**COLLECTED MATERIAL**
--

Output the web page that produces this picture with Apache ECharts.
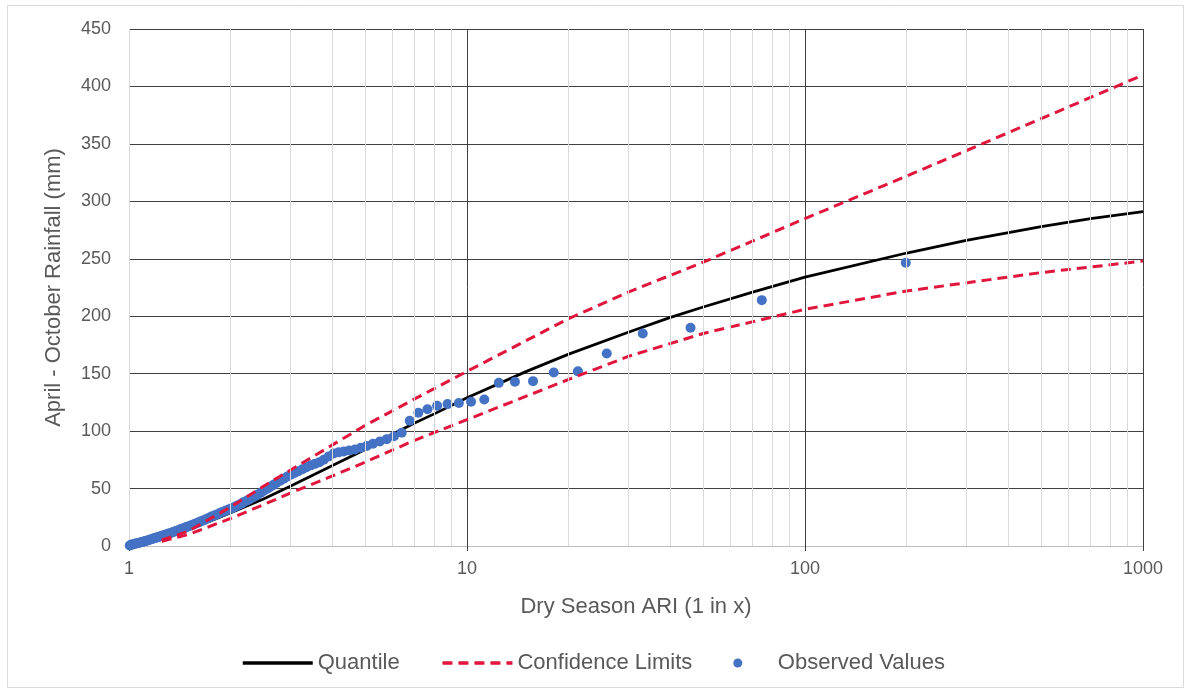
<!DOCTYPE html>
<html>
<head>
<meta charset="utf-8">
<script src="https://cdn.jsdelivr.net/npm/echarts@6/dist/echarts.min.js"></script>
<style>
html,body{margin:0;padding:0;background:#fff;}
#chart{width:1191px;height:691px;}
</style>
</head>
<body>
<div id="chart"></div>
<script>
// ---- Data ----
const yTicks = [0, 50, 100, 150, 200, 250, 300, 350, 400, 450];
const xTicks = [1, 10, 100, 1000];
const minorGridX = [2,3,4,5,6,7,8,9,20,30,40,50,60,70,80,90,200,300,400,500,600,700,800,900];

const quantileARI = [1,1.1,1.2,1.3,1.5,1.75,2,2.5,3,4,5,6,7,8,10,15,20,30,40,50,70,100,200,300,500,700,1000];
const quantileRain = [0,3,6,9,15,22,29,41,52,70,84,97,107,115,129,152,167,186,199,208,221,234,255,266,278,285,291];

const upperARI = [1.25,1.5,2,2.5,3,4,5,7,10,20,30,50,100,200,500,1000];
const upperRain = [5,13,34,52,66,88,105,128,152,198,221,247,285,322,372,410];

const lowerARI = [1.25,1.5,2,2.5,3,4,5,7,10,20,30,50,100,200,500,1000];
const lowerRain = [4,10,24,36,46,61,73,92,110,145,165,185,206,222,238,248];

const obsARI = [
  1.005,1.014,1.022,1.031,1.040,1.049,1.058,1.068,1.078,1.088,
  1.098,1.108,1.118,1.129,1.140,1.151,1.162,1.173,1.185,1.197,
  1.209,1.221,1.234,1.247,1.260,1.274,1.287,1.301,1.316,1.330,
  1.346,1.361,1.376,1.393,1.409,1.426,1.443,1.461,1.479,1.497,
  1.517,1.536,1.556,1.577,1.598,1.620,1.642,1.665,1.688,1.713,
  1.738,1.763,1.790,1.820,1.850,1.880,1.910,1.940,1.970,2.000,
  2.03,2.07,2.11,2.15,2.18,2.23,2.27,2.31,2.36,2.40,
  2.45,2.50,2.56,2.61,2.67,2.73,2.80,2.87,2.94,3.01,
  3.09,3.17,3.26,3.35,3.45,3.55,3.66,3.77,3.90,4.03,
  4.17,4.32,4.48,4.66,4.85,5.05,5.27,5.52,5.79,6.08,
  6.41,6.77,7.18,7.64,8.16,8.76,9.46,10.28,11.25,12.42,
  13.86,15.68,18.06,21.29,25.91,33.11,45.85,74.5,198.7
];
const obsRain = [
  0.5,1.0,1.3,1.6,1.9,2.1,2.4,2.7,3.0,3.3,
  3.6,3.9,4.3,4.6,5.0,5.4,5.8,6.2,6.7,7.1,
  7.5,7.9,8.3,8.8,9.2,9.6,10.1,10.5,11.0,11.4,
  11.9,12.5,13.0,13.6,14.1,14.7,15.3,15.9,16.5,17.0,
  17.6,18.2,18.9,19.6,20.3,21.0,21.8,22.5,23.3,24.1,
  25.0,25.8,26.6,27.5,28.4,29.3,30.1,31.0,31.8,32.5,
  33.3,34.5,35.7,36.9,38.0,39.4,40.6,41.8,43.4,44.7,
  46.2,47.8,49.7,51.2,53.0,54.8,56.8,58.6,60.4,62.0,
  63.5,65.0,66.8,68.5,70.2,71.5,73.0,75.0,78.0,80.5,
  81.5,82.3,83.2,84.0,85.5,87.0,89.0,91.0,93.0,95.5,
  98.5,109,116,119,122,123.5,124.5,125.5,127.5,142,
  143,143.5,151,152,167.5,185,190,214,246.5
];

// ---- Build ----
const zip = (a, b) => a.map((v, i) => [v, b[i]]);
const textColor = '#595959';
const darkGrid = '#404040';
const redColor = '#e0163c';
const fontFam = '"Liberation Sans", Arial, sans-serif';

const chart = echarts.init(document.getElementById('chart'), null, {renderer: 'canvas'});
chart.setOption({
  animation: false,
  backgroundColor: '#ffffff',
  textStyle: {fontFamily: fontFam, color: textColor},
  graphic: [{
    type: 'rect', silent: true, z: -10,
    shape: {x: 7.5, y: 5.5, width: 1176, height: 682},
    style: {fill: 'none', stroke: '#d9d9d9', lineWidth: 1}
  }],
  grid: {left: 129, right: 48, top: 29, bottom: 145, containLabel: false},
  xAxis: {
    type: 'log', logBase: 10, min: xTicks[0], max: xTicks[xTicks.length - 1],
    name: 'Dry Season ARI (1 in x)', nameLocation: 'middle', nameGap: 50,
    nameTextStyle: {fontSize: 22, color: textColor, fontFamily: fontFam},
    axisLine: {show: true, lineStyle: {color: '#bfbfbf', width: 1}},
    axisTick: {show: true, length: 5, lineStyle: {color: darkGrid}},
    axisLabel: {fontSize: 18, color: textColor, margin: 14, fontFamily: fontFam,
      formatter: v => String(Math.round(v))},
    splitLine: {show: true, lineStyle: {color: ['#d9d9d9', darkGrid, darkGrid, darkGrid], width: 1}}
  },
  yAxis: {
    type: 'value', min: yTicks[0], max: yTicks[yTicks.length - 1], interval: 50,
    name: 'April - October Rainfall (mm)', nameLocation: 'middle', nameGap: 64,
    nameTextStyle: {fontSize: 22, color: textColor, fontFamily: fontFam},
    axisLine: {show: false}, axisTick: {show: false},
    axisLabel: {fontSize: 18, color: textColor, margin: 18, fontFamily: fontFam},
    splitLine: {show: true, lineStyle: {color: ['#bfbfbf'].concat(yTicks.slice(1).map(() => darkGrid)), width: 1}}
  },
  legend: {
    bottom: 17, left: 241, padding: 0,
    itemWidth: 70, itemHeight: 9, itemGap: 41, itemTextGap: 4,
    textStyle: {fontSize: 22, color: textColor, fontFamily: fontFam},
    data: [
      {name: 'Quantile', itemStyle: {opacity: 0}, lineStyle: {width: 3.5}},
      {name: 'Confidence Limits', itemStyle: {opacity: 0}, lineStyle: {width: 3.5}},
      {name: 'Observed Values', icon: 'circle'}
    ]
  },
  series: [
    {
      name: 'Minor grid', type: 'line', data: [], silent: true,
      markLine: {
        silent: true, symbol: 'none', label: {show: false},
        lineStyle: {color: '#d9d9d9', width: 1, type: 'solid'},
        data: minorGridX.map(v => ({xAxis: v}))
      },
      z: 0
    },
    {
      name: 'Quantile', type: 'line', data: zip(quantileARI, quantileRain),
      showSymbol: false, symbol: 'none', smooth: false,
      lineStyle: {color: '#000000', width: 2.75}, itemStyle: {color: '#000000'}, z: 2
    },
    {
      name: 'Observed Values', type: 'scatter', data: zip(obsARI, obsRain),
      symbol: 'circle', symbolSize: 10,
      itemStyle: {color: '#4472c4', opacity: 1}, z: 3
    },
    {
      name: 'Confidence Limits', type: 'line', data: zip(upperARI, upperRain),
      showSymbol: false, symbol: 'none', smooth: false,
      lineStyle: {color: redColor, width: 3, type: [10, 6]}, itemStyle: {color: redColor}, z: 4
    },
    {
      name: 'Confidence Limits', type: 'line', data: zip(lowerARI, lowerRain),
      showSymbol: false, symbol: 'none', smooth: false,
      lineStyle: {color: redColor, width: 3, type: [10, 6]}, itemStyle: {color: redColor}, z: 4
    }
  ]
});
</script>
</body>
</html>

--

**WHAT TO PRODUCE**
Reproduce the listing exactly. Leave its pictures out.

**ANSWER TO THE EXERCISE**
Output the web page that produces this picture with Apache ECharts.
<!DOCTYPE html>
<html>
<head>
<meta charset="utf-8">
<script src="https://cdn.jsdelivr.net/npm/echarts@6/dist/echarts.min.js"></script>
<style>
html,body{margin:0;padding:0;background:#fff;}
#chart{width:1191px;height:691px;}
</style>
</head>
<body>
<div id="chart"></div>
<script>
// ---- Data ----
const yTicks = [0, 50, 100, 150, 200, 250, 300, 350, 400, 450];
const xTicks = [1, 10, 100, 1000];
const minorGridX = [2,3,4,5,6,7,8,9,20,30,40,50,60,70,80,90,200,300,400,500,600,700,800,900];

const quantileARI = [1,1.1,1.2,1.3,1.5,1.75,2,2.5,3,4,5,6,7,8,10,15,20,30,40,50,70,100,200,300,500,700,1000];
const quantileRain = [0,3,6,9,15,22,29,41,52,70,84,97,107,115,129,152,167,186,199,208,221,234,255,266,278,285,291];

const upperARI = [1.25,1.5,2,2.5,3,4,5,7,10,20,30,50,100,200,500,1000];
const upperRain = [5,13,34,52,66,88,105,128,152,198,221,247,285,322,372,410];

const lowerARI = [1.25,1.5,2,2.5,3,4,5,7,10,20,30,50,100,200,500,1000];
const lowerRain = [4,10,24,36,46,61,73,92,110,145,165,185,206,222,238,248];

const obsARI = [
  1.005,1.014,1.022,1.031,1.040,1.049,1.058,1.068,1.078,1.088,
  1.098,1.108,1.118,1.129,1.140,1.151,1.162,1.173,1.185,1.197,
  1.209,1.221,1.234,1.247,1.260,1.274,1.287,1.301,1.316,1.330,
  1.346,1.361,1.376,1.393,1.409,1.426,1.443,1.461,1.479,1.497,
  1.517,1.536,1.556,1.577,1.598,1.620,1.642,1.665,1.688,1.713,
  1.738,1.763,1.790,1.820,1.850,1.880,1.910,1.940,1.970,2.000,
  2.03,2.07,2.11,2.15,2.18,2.23,2.27,2.31,2.36,2.40,
  2.45,2.50,2.56,2.61,2.67,2.73,2.80,2.87,2.94,3.01,
  3.09,3.17,3.26,3.35,3.45,3.55,3.66,3.77,3.90,4.03,
  4.17,4.32,4.48,4.66,4.85,5.05,5.27,5.52,5.79,6.08,
  6.41,6.77,7.18,7.64,8.16,8.76,9.46,10.28,11.25,12.42,
  13.86,15.68,18.06,21.29,25.91,33.11,45.85,74.5,198.7
];
const obsRain = [
  0.5,1.0,1.3,1.6,1.9,2.1,2.4,2.7,3.0,3.3,
  3.6,3.9,4.3,4.6,5.0,5.4,5.8,6.2,6.7,7.1,
  7.5,7.9,8.3,8.8,9.2,9.6,10.1,10.5,11.0,11.4,
  11.9,12.5,13.0,13.6,14.1,14.7,15.3,15.9,16.5,17.0,
  17.6,18.2,18.9,19.6,20.3,21.0,21.8,22.5,23.3,24.1,
  25.0,25.8,26.6,27.5,28.4,29.3,30.1,31.0,31.8,32.5,
  33.3,34.5,35.7,36.9,38.0,39.4,40.6,41.8,43.4,44.7,
  46.2,47.8,49.7,51.2,53.0,54.8,56.8,58.6,60.4,62.0,
  63.5,65.0,66.8,68.5,70.2,71.5,73.0,75.0,78.0,80.5,
  81.5,82.3,83.2,84.0,85.5,87.0,89.0,91.0,93.0,95.5,
  98.5,109,116,119,122,123.5,124.5,125.5,127.5,142,
  143,143.5,151,152,167.5,185,190,214,246.5
];

// ---- Build ----
const zip = (a, b) => a.map((v, i) => [v, b[i]]);
const textColor = '#595959';
const darkGrid = '#404040';
const redColor = '#e0163c';
const fontFam = '"Liberation Sans", Arial, sans-serif';

const chart = echarts.init(document.getElementById('chart'), null, {renderer: 'canvas'});
chart.setOption({
  animation: false,
  backgroundColor: '#ffffff',
  textStyle: {fontFamily: fontFam, color: textColor},
  graphic: [{
    type: 'rect', silent: true, z: -10,
    shape: {x: 7.5, y: 5.5, width: 1176, height: 682},
    style: {fill: 'none', stroke: '#d9d9d9', lineWidth: 1}
  }],
  grid: {left: 129, right: 48, top: 29, bottom: 145, containLabel: false},
  xAxis: {
    type: 'log', logBase: 10, min: xTicks[0], max: xTicks[xTicks.length - 1],
    name: 'Dry Season ARI (1 in x)', nameLocation: 'middle', nameGap: 50,
    nameTextStyle: {fontSize: 22, color: textColor, fontFamily: fontFam},
    axisLine: {show: true, lineStyle: {color: '#bfbfbf', width: 1}},
    axisTick: {show: true, length: 5, lineStyle: {color: darkGrid}},
    axisLabel: {fontSize: 18, color: textColor, margin: 14, fontFamily: fontFam,
      formatter: v => String(Math.round(v))},
    splitLine: {show: true, lineStyle: {color: ['#d9d9d9', darkGrid, darkGrid, darkGrid], width: 1}}
  },
  yAxis: {
    type: 'value', min: yTicks[0], max: yTicks[yTicks.length - 1], interval: 50,
    name: 'April - October Rainfall (mm)', nameLocation: 'middle', nameGap: 64,
    nameTextStyle: {fontSize: 22, color: textColor, fontFamily: fontFam},
    axisLine: {show: false}, axisTick: {show: false},
    axisLabel: {fontSize: 18, color: textColor, margin: 18, fontFamily: fontFam},
    splitLine: {show: true, lineStyle: {color: ['#bfbfbf'].concat(yTicks.slice(1).map(() => darkGrid)), width: 1}}
  },
  legend: {
    bottom: 17, left: 241, padding: 0,
    itemWidth: 70, itemHeight: 9, itemGap: 41, itemTextGap: 4,
    textStyle: {fontSize: 22, color: textColor, fontFamily: fontFam},
    data: [
      {name: 'Quantile', itemStyle: {opacity: 0}, lineStyle: {width: 3.5}},
      {name: 'Confidence Limits', itemStyle: {opacity: 0}, lineStyle: {width: 3.5}},
      {name: 'Observed Values', icon: 'circle'}
    ]
  },
  series: [
    {
      name: 'Minor grid', type: 'line', data: [], silent: true,
      markLine: {
        silent: true, symbol: 'none', label: {show: false},
        lineStyle: {color: '#d9d9d9', width: 1, type: 'solid'},
        data: minorGridX.map(v => ({xAxis: v}))
      },
      z: 0
    },
    {
      name: 'Quantile', type: 'line', data: zip(quantileARI, quantileRain),
      showSymbol: false, symbol: 'none', smooth: false,
      lineStyle: {color: '#000000', width: 2.75}, itemStyle: {color: '#000000'}, z: 2
    },
    {
      name: 'Observed Values', type: 'scatter', data: zip(obsARI, obsRain),
      symbol: 'circle', symbolSize: 10,
      itemStyle: {color: '#4472c4', opacity: 1}, z: 3
    },
    {
      name: 'Confidence Limits', type: 'line', data: zip(upperARI, upperRain),
      showSymbol: false, symbol: 'none', smooth: false,
      lineStyle: {color: redColor, width: 3, type: [10, 6]}, itemStyle: {color: redColor}, z: 4
    },
    {
      name: 'Confidence Limits', type: 'line', data: zip(lowerARI, lowerRain),
      showSymbol: false, symbol: 'none', smooth: false,
      lineStyle: {color: redColor, width: 3, type: [10, 6]}, itemStyle: {color: redColor}, z: 4
    }
  ]
});
</script>
</body>
</html>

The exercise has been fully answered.